An audit of circular external fixation usage in a tertiary hospital in South Africa
Background: Circular external fixation is a well-known treatment modality in reconstructive orthopaedic surgery and is frequently used for deformity correction, limb lengthening, limb salvage, and complex diaphyseal and periarticular fractures. The current use of this treatment modality in the South African context remains largely unknown. This retrospective review aims to describe the indications, outcomes and complications of the use of circular external fixation in a tertiary hospital in South Africa.
Materials and methods: We retrospectively reviewed the records of 480 patients treated with circular external fixation in a specialist limb reconstruction unit.
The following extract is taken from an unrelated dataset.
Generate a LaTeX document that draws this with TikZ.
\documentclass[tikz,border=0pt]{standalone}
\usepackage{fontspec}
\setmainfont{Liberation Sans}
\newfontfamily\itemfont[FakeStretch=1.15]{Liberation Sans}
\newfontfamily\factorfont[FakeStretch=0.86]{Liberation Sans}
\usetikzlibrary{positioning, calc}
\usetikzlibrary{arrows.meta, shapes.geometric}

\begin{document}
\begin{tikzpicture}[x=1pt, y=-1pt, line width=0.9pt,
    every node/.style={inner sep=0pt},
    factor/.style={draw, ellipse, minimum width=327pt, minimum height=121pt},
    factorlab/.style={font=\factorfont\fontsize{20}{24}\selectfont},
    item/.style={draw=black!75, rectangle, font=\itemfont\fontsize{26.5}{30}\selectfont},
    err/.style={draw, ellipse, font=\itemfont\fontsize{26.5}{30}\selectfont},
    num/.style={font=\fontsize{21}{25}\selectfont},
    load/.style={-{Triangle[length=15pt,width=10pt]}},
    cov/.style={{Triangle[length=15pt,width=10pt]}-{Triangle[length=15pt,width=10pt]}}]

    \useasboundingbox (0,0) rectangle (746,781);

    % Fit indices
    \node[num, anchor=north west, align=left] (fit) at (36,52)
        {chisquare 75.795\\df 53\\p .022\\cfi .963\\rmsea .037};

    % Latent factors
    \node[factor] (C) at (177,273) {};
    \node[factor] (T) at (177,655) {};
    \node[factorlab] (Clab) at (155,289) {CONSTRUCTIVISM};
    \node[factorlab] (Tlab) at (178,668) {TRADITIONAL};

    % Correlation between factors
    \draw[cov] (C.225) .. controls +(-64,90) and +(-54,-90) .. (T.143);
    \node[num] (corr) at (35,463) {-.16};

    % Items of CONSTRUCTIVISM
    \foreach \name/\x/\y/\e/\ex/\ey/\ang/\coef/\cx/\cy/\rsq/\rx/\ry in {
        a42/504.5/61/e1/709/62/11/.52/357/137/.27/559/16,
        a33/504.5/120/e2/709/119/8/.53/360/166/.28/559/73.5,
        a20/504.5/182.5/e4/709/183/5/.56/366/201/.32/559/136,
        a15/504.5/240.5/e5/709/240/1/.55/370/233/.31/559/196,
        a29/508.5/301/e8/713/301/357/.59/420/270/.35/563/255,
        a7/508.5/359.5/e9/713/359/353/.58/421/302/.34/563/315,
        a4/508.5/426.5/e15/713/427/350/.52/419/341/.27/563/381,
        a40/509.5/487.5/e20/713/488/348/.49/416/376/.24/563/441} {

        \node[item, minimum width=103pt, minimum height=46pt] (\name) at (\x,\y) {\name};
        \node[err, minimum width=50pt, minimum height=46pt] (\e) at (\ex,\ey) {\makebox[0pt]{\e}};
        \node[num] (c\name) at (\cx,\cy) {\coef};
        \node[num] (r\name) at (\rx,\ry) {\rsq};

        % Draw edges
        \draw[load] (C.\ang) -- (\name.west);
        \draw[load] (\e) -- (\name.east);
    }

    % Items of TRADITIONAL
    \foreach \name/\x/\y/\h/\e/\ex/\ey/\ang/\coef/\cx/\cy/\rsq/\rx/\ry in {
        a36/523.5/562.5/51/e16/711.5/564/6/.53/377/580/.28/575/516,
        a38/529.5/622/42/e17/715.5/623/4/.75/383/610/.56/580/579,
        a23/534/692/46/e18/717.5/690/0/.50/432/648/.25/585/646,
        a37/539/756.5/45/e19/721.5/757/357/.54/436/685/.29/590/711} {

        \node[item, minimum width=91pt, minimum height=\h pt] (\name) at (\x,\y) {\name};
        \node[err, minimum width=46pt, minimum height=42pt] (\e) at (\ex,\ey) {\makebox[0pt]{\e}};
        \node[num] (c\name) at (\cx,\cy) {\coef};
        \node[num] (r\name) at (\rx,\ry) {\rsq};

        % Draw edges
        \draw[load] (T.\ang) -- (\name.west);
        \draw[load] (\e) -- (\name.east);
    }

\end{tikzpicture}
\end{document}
We report on patient demographics, comorbidities, indications and outcomes.
Results: The final cohort consisted of 346 men and 134 women with a mean age of 35.5 years (SD 14.9, range: 5–73). Comorbidities were identified in 163 (34.0%) patients. These included diabetes in 14 (2.9%) patients and smoking in 102 (21%) patients. HIV infection was diagnosed in 120 patients (25%) with a mean CD4 count of 425 cells/mm3 (SD: 223, range: 82–1056). The mean time in external fixator was 24.6% weeks (SD: 15.3, range 4–159). The treatment objective was achieved in 441 patients (92%). The overall complication rate excluding pin-site infection was 26%. Pin-site infection occurred in 88 patients (18.3%) but had no impact on the outcome of treatment.
Conclusion: Circular external fixation treatment objectives can be achieved in a high percentage of patients in the context of a South African specialist reconstruction unit. This study shows favourable outcomes in deformity correction, limb lengthening, limb salvage, and complex diaphyseal and periarticular fractures. Comorbid factors, including HIV, diabetes and smoking had no effect on achieving the planned outcomes, but smoking did increase the overall time in external fixator.